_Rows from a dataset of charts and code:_
========================

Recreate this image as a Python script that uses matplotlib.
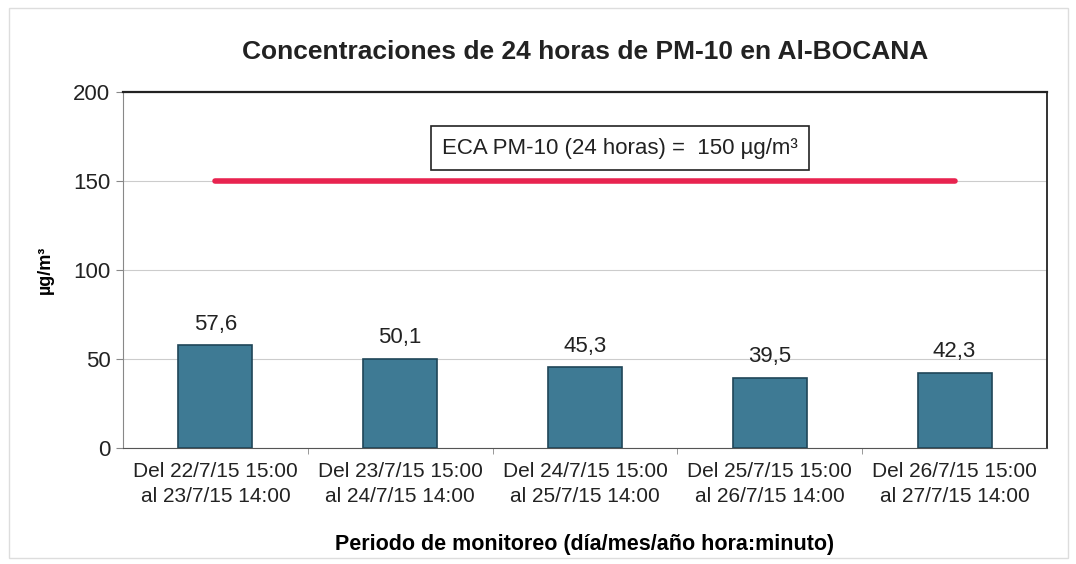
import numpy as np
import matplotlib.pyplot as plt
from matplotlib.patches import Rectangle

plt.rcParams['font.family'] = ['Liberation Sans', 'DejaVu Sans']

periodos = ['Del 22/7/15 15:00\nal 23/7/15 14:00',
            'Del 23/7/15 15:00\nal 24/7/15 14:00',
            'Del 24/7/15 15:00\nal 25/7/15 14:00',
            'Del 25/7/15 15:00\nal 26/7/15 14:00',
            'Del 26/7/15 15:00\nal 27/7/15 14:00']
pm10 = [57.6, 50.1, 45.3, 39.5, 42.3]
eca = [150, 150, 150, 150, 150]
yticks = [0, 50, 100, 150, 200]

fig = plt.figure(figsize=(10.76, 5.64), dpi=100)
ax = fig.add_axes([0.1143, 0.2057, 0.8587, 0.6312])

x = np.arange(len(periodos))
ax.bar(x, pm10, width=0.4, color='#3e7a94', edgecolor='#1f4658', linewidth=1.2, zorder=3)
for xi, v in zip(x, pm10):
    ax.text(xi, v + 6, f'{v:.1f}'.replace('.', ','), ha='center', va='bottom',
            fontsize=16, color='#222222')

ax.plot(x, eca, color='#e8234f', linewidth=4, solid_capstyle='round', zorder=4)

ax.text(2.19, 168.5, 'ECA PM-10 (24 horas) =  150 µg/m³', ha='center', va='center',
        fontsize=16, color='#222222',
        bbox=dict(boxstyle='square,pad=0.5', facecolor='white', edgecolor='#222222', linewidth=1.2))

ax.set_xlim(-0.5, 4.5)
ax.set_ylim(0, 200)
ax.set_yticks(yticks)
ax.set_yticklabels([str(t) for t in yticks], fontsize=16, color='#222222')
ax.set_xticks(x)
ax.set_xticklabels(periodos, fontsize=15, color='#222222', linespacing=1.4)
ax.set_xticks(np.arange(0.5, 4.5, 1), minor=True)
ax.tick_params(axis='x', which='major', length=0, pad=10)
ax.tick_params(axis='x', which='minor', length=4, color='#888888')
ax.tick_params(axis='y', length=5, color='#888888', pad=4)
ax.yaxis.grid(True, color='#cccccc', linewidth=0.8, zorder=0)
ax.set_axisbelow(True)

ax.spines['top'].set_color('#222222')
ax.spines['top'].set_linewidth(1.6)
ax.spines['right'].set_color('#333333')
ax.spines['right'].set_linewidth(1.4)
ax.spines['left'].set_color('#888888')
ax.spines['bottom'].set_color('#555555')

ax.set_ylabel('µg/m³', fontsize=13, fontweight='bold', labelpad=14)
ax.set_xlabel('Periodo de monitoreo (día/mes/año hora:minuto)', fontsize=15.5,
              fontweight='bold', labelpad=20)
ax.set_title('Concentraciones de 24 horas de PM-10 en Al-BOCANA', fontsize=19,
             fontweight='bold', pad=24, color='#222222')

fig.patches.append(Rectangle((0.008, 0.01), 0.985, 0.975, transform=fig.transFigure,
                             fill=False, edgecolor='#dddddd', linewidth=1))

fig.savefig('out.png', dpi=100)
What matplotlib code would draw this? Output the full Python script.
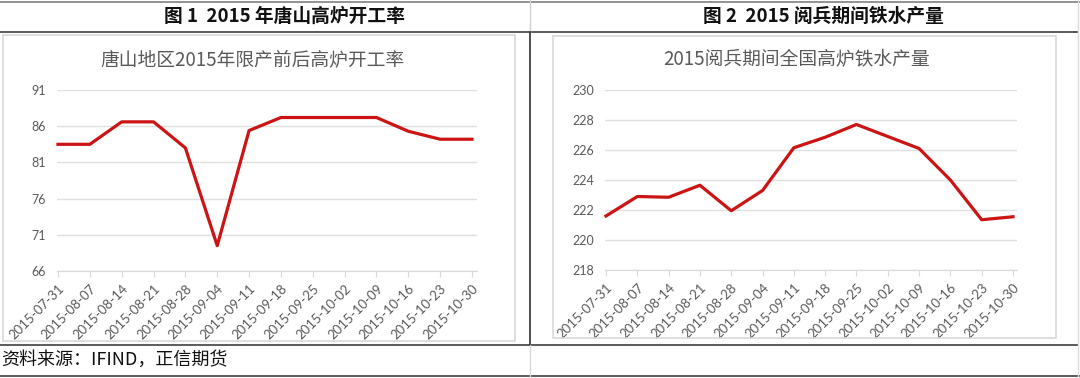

========================

Starting at the first line of the records above, set down each line exactly through the one that holds "linewidth=4, solid_capstyle='round', zorder=4)". Omit pictures.

Recreate this image as a Python script that uses matplotlib.
import numpy as np
import matplotlib.pyplot as plt
from matplotlib.patches import Rectangle

plt.rcParams['font.family'] = ['Liberation Sans', 'DejaVu Sans']

periodos = ['Del 22/7/15 15:00\nal 23/7/15 14:00',
            'Del 23/7/15 15:00\nal 24/7/15 14:00',
            'Del 24/7/15 15:00\nal 25/7/15 14:00',
            'Del 25/7/15 15:00\nal 26/7/15 14:00',
            'Del 26/7/15 15:00\nal 27/7/15 14:00']
pm10 = [57.6, 50.1, 45.3, 39.5, 42.3]
eca = [150, 150, 150, 150, 150]
yticks = [0, 50, 100, 150, 200]

fig = plt.figure(figsize=(10.76, 5.64), dpi=100)
ax = fig.add_axes([0.1143, 0.2057, 0.8587, 0.6312])

x = np.arange(len(periodos))
ax.bar(x, pm10, width=0.4, color='#3e7a94', edgecolor='#1f4658', linewidth=1.2, zorder=3)
for xi, v in zip(x, pm10):
    ax.text(xi, v + 6, f'{v:.1f}'.replace('.', ','), ha='center', va='bottom',
            fontsize=16, color='#222222')

ax.plot(x, eca, color='#e8234f', linewidth=4, solid_capstyle='round', zorder=4)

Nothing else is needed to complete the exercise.